Mise en abîme
Le Yearbook de l’ENSA-V publie chaque année les travaux des étudiants et les retours d’expériences pédagogiques de certains enseignants. La dixième édition contenait un abstract de mes recherches sur le BIM et son incidence sur la pratique du projet architectural.
L’architecte est l’unique, incontournable et infatigable hiérarque des problématiques du projet et de leurs solutions. Sa mission est pratiquement sanctuarisée dans le nouveau paradigme du B.I.M. Ce qui l’est moins, c’est le produit de sa conception. Pour le comprendre il faut nous extraire du débat ambiant, nous inscrire dans une prospective lointaine, et focaliser notre attention sur les deux piliers fondateurs de cet outil que sont la systémique paramétrique du projet et la persistance de sa représentation.

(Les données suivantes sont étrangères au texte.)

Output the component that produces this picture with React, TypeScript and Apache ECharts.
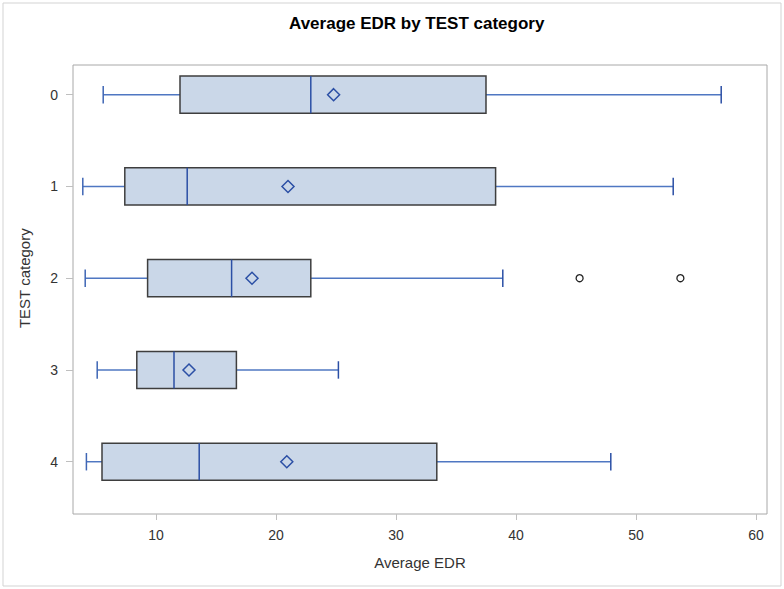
import React, { useEffect, useRef } from "react";
import * as echarts from "echarts";

const categories = ["0", "1", "2", "3", "4"];
const whiskerLow = [5.6, 3.9, 4.1, 5.1, 4.2];
const q1 = [12.0, 7.4, 9.3, 8.4, 5.5];
const median = [22.9, 12.6, 16.3, 11.5, 13.6];
const q3 = [37.5, 38.3, 22.9, 16.7, 33.4];
const whiskerHigh = [57.1, 53.1, 38.9, 25.2, 47.9];
const means = [24.8, 21.0, 18.0, 12.75, 20.9];
const outlierCats = [2, 2];
const outlierValues = [45.3, 53.7];
const xTicks = [10, 20, 30, 40, 50, 60];

const FONT = "'Liberation Sans', Arial, sans-serif";

export default function App() {
  const ref = useRef<HTMLDivElement>(null);
  useEffect(() => {
    if (!ref.current) return;
    const chart = echarts.init(ref.current, null, { renderer: "svg" });
    const boxData = categories.map((_, i) => [i, whiskerLow[i], q1[i], median[i], q3[i], whiskerHigh[i]]);
    const option: any = {
      animation: false,
      backgroundColor: "#fff",
      title: {
        text: "Average EDR by TEST category",
        left: 284,
        top: 10,
        textStyle: { fontFamily: FONT, fontSize: 17, fontWeight: "bold", color: "#000" },
      },
      graphic: [
        {
          type: "rect",
          shape: { x: 3, y: 3, width: 778, height: 583 },
          style: { fill: "none", stroke: "#D3D3D3", lineWidth: 1 },
          z: 0,
        },
        {
          type: "rect",
          shape: { x: 73, y: 65, width: 694, height: 449 },
          style: { fill: "none", stroke: "#A8A8A8", lineWidth: 1 },
          z: 0,
        },
      ],
      grid: { left: 73, right: 17, top: 48.8, bottom: 81.4 },
      xAxis: {
        type: "value",
        min: 3.0833,
        max: 60.9167,
        offset: 6.4,
        name: "Average EDR",
        nameLocation: "middle",
        nameGap: 41,
        nameTextStyle: { fontFamily: FONT, fontSize: 15, color: "#333" },
        axisLine: { show: false },
        axisTick: { show: true, customValues: xTicks, length: 6, lineStyle: { color: "#BFBFBF" } },
        axisLabel: { customValues: xTicks, margin: 14, fontFamily: FONT, fontSize: 14, color: "#333" },
        splitLine: { show: false },
      },
      yAxis: {
        type: "category",
        data: categories,
        inverse: true,
        name: "TEST category",
        nameLocation: "middle",
        nameGap: 41,
        nameRotate: 90,
        nameTextStyle: { fontFamily: FONT, fontSize: 15, color: "#333" },
        axisLine: { show: false },
        axisTick: { show: true, alignWithLabel: true, length: 7, lineStyle: { color: "#BFBFBF" } },
        axisLabel: { margin: 15, fontFamily: FONT, fontSize: 14, color: "#333" },
        splitLine: { show: false },
      },
      series: [
        {
          type: "custom",
          encode: { x: [1, 2, 3, 4, 5], y: 0 },
          data: boxData,
          z: 2,
          renderItem: (params: any, api: any) => {
            const cat = api.value(0);
            const pLo = api.coord([api.value(1), cat]);
            const pQ1 = api.coord([api.value(2), cat]);
            const pMed = api.coord([api.value(3), cat]);
            const pQ3 = api.coord([api.value(4), cat]);
            const pHi = api.coord([api.value(5), cat]);
            const band = api.size([0, 1])[1];
            const h = band * 0.405;
            const cap = band * 0.19;
            const y = pMed[1];
            const whisk = { stroke: "#4F77C2", lineWidth: 1.5 };
            const dark = { stroke: "#2B4FA5", lineWidth: 1.5 };
            return {
              type: "group",
              children: [
                { type: "line", shape: { x1: pLo[0], y1: y, x2: pQ1[0], y2: y }, style: whisk },
                { type: "line", shape: { x1: pQ3[0], y1: y, x2: pHi[0], y2: y }, style: whisk },
                { type: "line", shape: { x1: pLo[0], y1: y - cap / 2, x2: pLo[0], y2: y + cap / 2 }, style: { stroke: "#3F66B5", lineWidth: 1.5 } },
                { type: "line", shape: { x1: pHi[0], y1: y - cap / 2, x2: pHi[0], y2: y + cap / 2 }, style: { stroke: "#2B4FA5", lineWidth: 1.5 } },
                {
                  type: "rect",
                  shape: { x: pQ1[0], y: y - h / 2, width: pQ3[0] - pQ1[0], height: h },
                  style: { fill: "#CAD7E8", stroke: "#3E3E3E", lineWidth: 1.5 },
                },
                { type: "line", shape: { x1: pMed[0], y1: y - h / 2, x2: pMed[0], y2: y + h / 2 }, style: dark },
              ],
            };
          },
        },
        {
          type: "scatter",
          data: means.map((m, i) => [m, i]),
          symbol: "diamond",
          symbolSize: [12, 12],
          z: 3,
          itemStyle: { color: "#CAD7E8", borderColor: "#2B4FA5", borderWidth: 1.5, opacity: 1 },
        },
        {
          type: "scatter",
          data: outlierValues.map((v, i) => [v, outlierCats[i]]),
          symbol: "circle",
          symbolSize: 7,
          z: 3,
          itemStyle: { color: "#fff", borderColor: "#222", borderWidth: 1.3, opacity: 1 },
        },
      ],
    };
    chart.setOption(option);
    return () => chart.dispose();
  }, []);
  return (
    <div
      ref={ref}
      style={{ position: "absolute", left: 0, top: 0, width: 784, height: 589 }}
    />
  );
}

– La systémique du projet, c’est l’idée que le projet, traversé par des forces de conception antagonistes, doit trouver son équilibre pour être édifié. Sa paramétrique, elle, permet au système de se nourrir de données entrantes et de produire des données sortantes. Le système de conception qui était jusqu’à présent circonscrit à son contexte local, va en devenant paramétrique, se tourner vers l’extérieur. Il interagira avec son territoire pour y négocier des bénéfices mutuels. Grâce au modèle paramétrique du B.I.M. nous accédons ainsi à une systémique d’échelle globale.
– La persistance de la représentation dans le B.I.M., c’est l’idée que la représentation de l’architecture n’est plus seulement un préalable à la construction mais aussi la naissance d’une empreinte numérique et synchrone de l’édifice dans son système. Ce modèle fait état des mesures, analyses et corrections appliquées au système, depuis la construction, jusqu’à la destruction finale de l’édifice.
Bien que les outils du B.I.M. existent depuis une vingtaine d’années et qu’ils soient largement répandus chez les architectes, on constate un engouement récent des acteurs du bâtiment pour ces outils. Ils semblent faire écho à une nécessité contemporaine de gestion globale du territoire, de son patrimoine et de ses ressources. Cette nécessité est formulée ainsi dans le projet de loi pour une République numérique : «construire une infrastructure informationnelle nationale»1.
C’est justement ces deux piliers du BIM constituant le modèle paramétrique persistant en architecture, qui permettront de répondre à cette nouvelle nécessité. Il suffira de lier les objets du territoire pour que surgissent des systèmes géants, peuplés de modèles architecturaux interdépendants et dynamiques. Ils formeront de véritables incubateurs numériques de la ville où leurs mécaniques urbaines, sociales, climatiques et énergétiques y seront éprouvées avant de les rendre éligibles au Réel.
Cette perspective nous permet de formuler trois hypothèses :
– Dans un système paramétrique, la coexistence de plusieurs hypothèses est une aberration. L’architecte ne peut plus adapter ses méthodes de représentation, notamment l’échelle de son dessin, pour conserver son agilité en repoussant les moments décisifs. L’architecte devra désormais faire des choix définitifs et très en amont du projet, parfois sur la base de données abstraites.
– Dans un système globalisé, la mesure des effets d’interdépendance des projets imposera une synchronisation des opérations et donc un temps du projet plus long. Nous passerons d’un renouvellement urbain continu et linéaire à une architecturation discontinue et massive du paysage. Apparaîtront alors de véritables époques urbaines dont le Grand Paris est un exemple de préfiguration.
– Dans un système de conception interdépendant, la considération de la ville à un instant T n’est plus une donnée précieuse. Ce n’est plus la nature du contexte que l’architecte doit saisir mais sa trajectoire. Le contexte réel est ainsi substitué par le contexte potentiel, c’est à dire la somme des lois et des politiques applicables au projet à un instant « t ».
Ainsi, l’architecte devrait apprendre à travailler dans une posture logicienne, non plus avec ce qu’il voit et ce qu’il ressent, mais avec le modèle abstrait et théorique de la ville projetée. Si comme je le crains nous acceptions cette braziliation du projet architectural, voilà probablement le plus grand sacrifice auquel l’architecte devrait consentir dans cette «révolution» B.I.M. : abandonner le sensible.